The debate in part is whether withholding a larger portion of judicial salaries to cover an increased cost of benefits really is a reduction in salary.  After all, from the State's perspective, the salary of each judge includes not only the net pay but also withholdings for federal taxes and insurance, and for state taxes, and the withholdings and employer contributions for benefits including state unemployment and disability insurance but also healthcare and pension plans.  Some of those withholdings could be increased outside the control of the State government (e.g., Federal Income Tax withholdings), and some would be altered by the state government non-specifically (e.g., an increase in state disability insurance premiums on everyone).  If, then, the cost of healthcare coverage rises, from the State's perspective it means an increase in the payments to each employee; if so, then having the employees cover the increase through withholdings amounts to keeping them at the same salary level, although decreasing their net pay.

From the employee's perspective, though, an increase in mandatory contribution to benefits packages is a de facto reduction in pay.  If the benefit from health insurance is valued in terms of amount of medical care (rather than cost of such care) then the salary can be defined as this much cash in the paycheck plus this much in medical services, and a reduction in either is a cut in salary.  Logically, then, the state would be obligated to pay from other sources for the rising costs of benefits to maintain the same level of coverage.  From the perspective of the employee judges, this would be no change in their salaries; from the perspective of the State it would be an increase.

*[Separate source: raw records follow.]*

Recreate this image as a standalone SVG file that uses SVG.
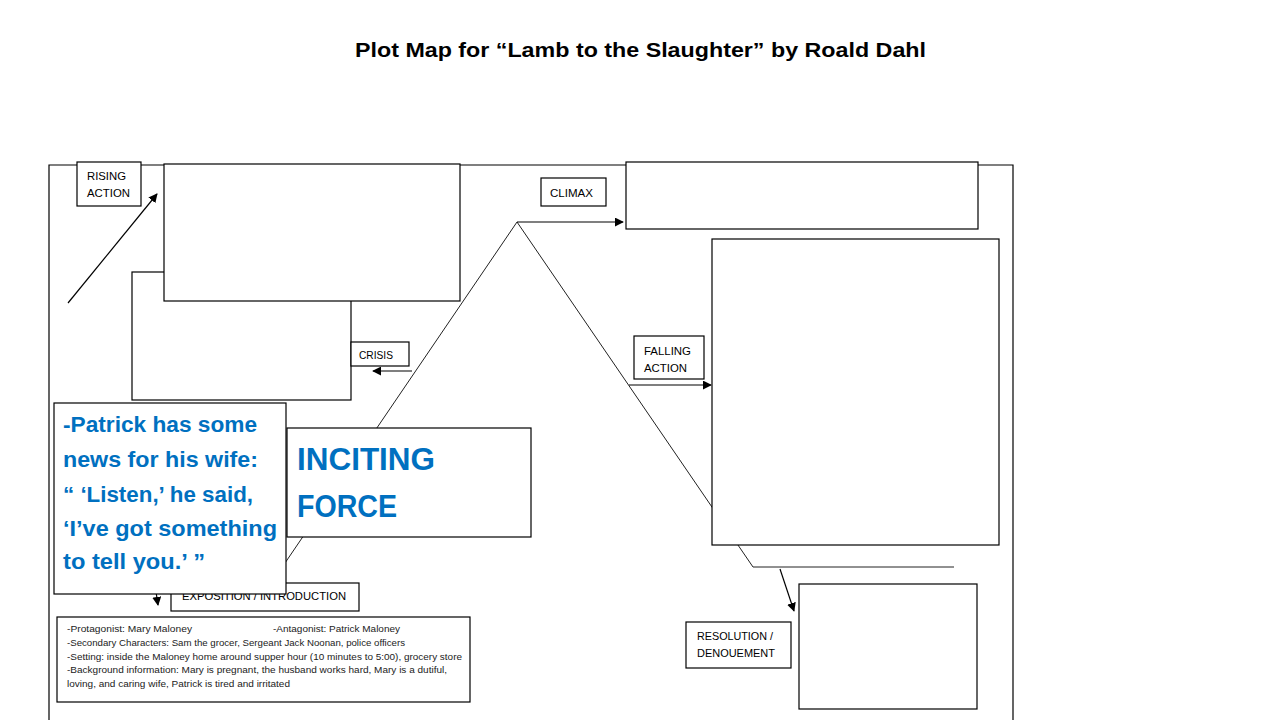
<svg xmlns="http://www.w3.org/2000/svg" width="1280" height="720" viewBox="0 0 1280 720">
<style>
.box{fill:#fff;stroke:#000;stroke-width:1.2}
.frame{fill:none;stroke:#000;stroke-width:1.2}
.plot{fill:none;stroke:#222;stroke-width:1}
.conn{fill:none;stroke:#000;stroke-width:1.2}
.lbl{font-family:"Liberation Sans",Arial,sans-serif;font-size:11px;fill:#000}
.big{font-family:"Liberation Sans",Arial,sans-serif;font-weight:bold;fill:#0070C0}
.info{font-family:"Liberation Sans",Arial,sans-serif;font-size:9px;fill:#222}
.title{font-family:"Liberation Sans",Arial,sans-serif;font-weight:bold;font-size:21px;fill:#000}
</style>
<defs>
<marker id="ah" viewBox="0 0 10 10" refX="9" refY="5" markerWidth="9" markerHeight="9" markerUnits="userSpaceOnUse" orient="auto">
<path d="M0,0 L10,5 L0,10 z" fill="#000"/>
</marker>
</defs>
<rect width="1280" height="720" fill="#fff"/>
<text class="title" x="355" y="57" textLength="571" lengthAdjust="spacingAndGlyphs">Plot Map for “Lamb to the Slaughter” by Roald Dahl</text>
<g id="frame">
<path class="frame" d="M49,720 V165 H1013 V720"/>
</g>
<g id="connectors">
<path class="plot" d="M285,563 L517,222 L753,567 H954"/>
<line class="conn" x1="68" y1="303" x2="157" y2="194" marker-end="url(#ah)"/>
<line class="conn" x1="412" y1="371" x2="373" y2="371" marker-end="url(#ah)"/>
<line class="conn" x1="517" y1="222" x2="623" y2="222" marker-end="url(#ah)"/>
<line class="conn" x1="629" y1="385" x2="711" y2="385" marker-end="url(#ah)"/>
<line class="conn" x1="780" y1="569" x2="794" y2="611" marker-end="url(#ah)"/>
<line class="conn" x1="155" y1="585" x2="158" y2="605" marker-end="url(#ah)"/>
</g>
<g id="rising-box-2"><rect class="box" x="132" y="272" width="219" height="128"/></g>
<g id="rising-box-1"><rect class="box" x="164" y="164" width="296" height="137"/></g>
<g id="rising-label">
<rect class="box" x="77" y="162" width="64" height="44"/>
<text class="lbl" x="87" y="180" textLength="39" lengthAdjust="spacingAndGlyphs">RISING</text>
<text class="lbl" x="87" y="197" textLength="43" lengthAdjust="spacingAndGlyphs">ACTION</text>
</g>
<g id="crisis-label">
<rect class="box" x="351" y="342" width="58" height="24"/>
<text class="lbl" x="359" y="359" textLength="34" lengthAdjust="spacingAndGlyphs">CRISIS</text>
</g>
<g id="climax-label">
<rect class="box" x="541" y="178" width="65" height="28"/>
<text class="lbl" x="550" y="197" textLength="43" lengthAdjust="spacingAndGlyphs">CLIMAX</text>
</g>
<g id="climax-box"><rect class="box" x="626" y="162" width="352" height="67"/></g>
<g id="falling-box"><rect class="box" x="712" y="239" width="287" height="306"/></g>
<g id="falling-label">
<rect class="box" x="634" y="336" width="70" height="43"/>
<text class="lbl" x="644" y="355" textLength="47" lengthAdjust="spacingAndGlyphs">FALLING</text>
<text class="lbl" x="644" y="372" textLength="43" lengthAdjust="spacingAndGlyphs">ACTION</text>
</g>
<g id="resolution-box"><rect class="box" x="799" y="584" width="178" height="125"/></g>
<g id="resolution-label">
<rect class="box" x="686" y="622" width="105" height="46"/>
<text class="lbl" x="697" y="640" textLength="76" lengthAdjust="spacingAndGlyphs">RESOLUTION /</text>
<text class="lbl" x="697" y="657" textLength="78" lengthAdjust="spacingAndGlyphs">DENOUEMENT</text>
</g>
<g id="inciting-box">
<rect class="box" x="287" y="428" width="244" height="109"/>
<text class="big" x="297" y="470" font-size="31" textLength="138" lengthAdjust="spacingAndGlyphs">INCITING</text>
<text class="big" x="297" y="517" font-size="31" textLength="100" lengthAdjust="spacingAndGlyphs">FORCE</text>
</g>
<g id="exposition-label">
<rect class="box" x="171" y="583" width="188" height="28"/>
<text class="lbl" x="182" y="600" textLength="164" lengthAdjust="spacingAndGlyphs">EXPOSITION / INTRODUCTION</text>
</g>
<g id="patrick-box">
<rect class="box" x="54" y="403" width="232" height="191"/>
<text class="big" x="63" y="432" font-size="22" textLength="194" lengthAdjust="spacingAndGlyphs">-Patrick has some</text>
<text class="big" x="63" y="467" font-size="22" textLength="195" lengthAdjust="spacingAndGlyphs">news for his wife:</text>
<text class="big" x="63" y="502" font-size="22" textLength="190" lengthAdjust="spacingAndGlyphs">“ ‘Listen,’ he said,</text>
<text class="big" x="63" y="536" font-size="22" textLength="214" lengthAdjust="spacingAndGlyphs">‘I’ve got something</text>
<text class="big" x="63" y="569" font-size="22" textLength="142" lengthAdjust="spacingAndGlyphs">to tell you.’ ”</text>
</g>
<g id="exposition-box">
<rect class="box" x="57" y="617" width="413" height="85"/>
<text class="info" x="67" y="632" textLength="125" lengthAdjust="spacingAndGlyphs">-Protagonist: Mary Maloney</text>
<text class="info" x="273" y="632" textLength="127" lengthAdjust="spacingAndGlyphs">-Antagonist: Patrick Maloney</text>
<text class="info" x="67" y="646" textLength="338" lengthAdjust="spacingAndGlyphs">-Secondary Characters: Sam the grocer, Sergeant Jack Noonan, police officers</text>
<text class="info" x="67" y="660" textLength="395" lengthAdjust="spacingAndGlyphs">-Setting: inside the Maloney home around supper hour (10 minutes to 5:00), grocery store</text>
<text class="info" x="67" y="673" textLength="380" lengthAdjust="spacingAndGlyphs">-Background information: Mary is pregnant, the husband works hard, Mary is a dutiful,</text>
<text class="info" x="67" y="687" textLength="223" lengthAdjust="spacingAndGlyphs">loving, and caring wife, Patrick is tired and irritated</text>
</g>
</svg>
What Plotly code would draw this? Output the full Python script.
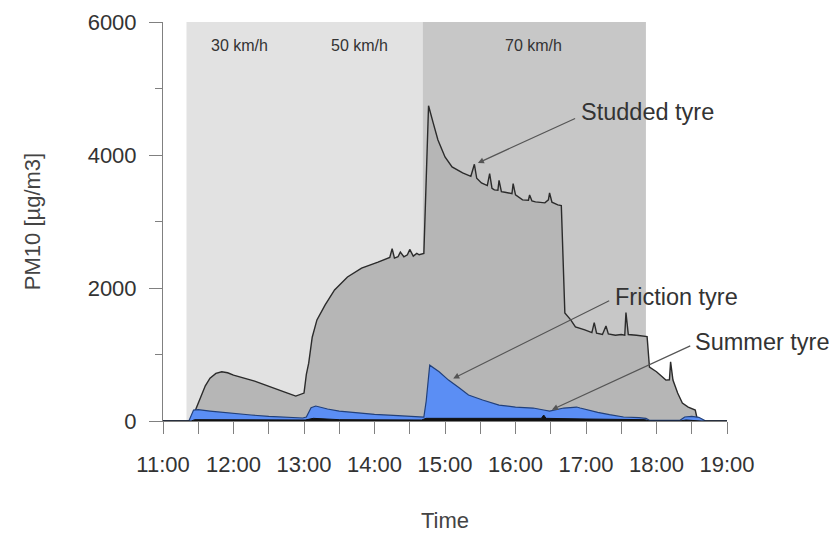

Two other factors are significant.  The first is that when the New Jersey Constitution was written there were no employee benefits and no withholdings; thus the question is whether benefits are part of "salary" as intended by the Constitution, and if so whether it is the cost of benefits or the value of benefits that matters.  The other factor is the issue of whether the value of benefits can be kept the same.  As medicine advances, new procedures are introduced and covered as old procedures become less common, and costs change, usually rising.  Yet covering the new procedures at greater cost amounts to an increase in value, and thus an increase in the total salary package received.  We don't expect that judges will get an automatic increase in cash pay whenever the price of bread rises; yet their medical coverage rises to meet the increased costs of care.  It makes sense that the value of their salary package would then be decreased in some area to maintain the same level of compensation.  This at least makes that possible.

The Supreme Court (of New Jersey) sided with the judges.  The voters have now sided with the State, giving the legislature the power to adjust the withholdings from judicial salaries to cover the increased costs of benefits.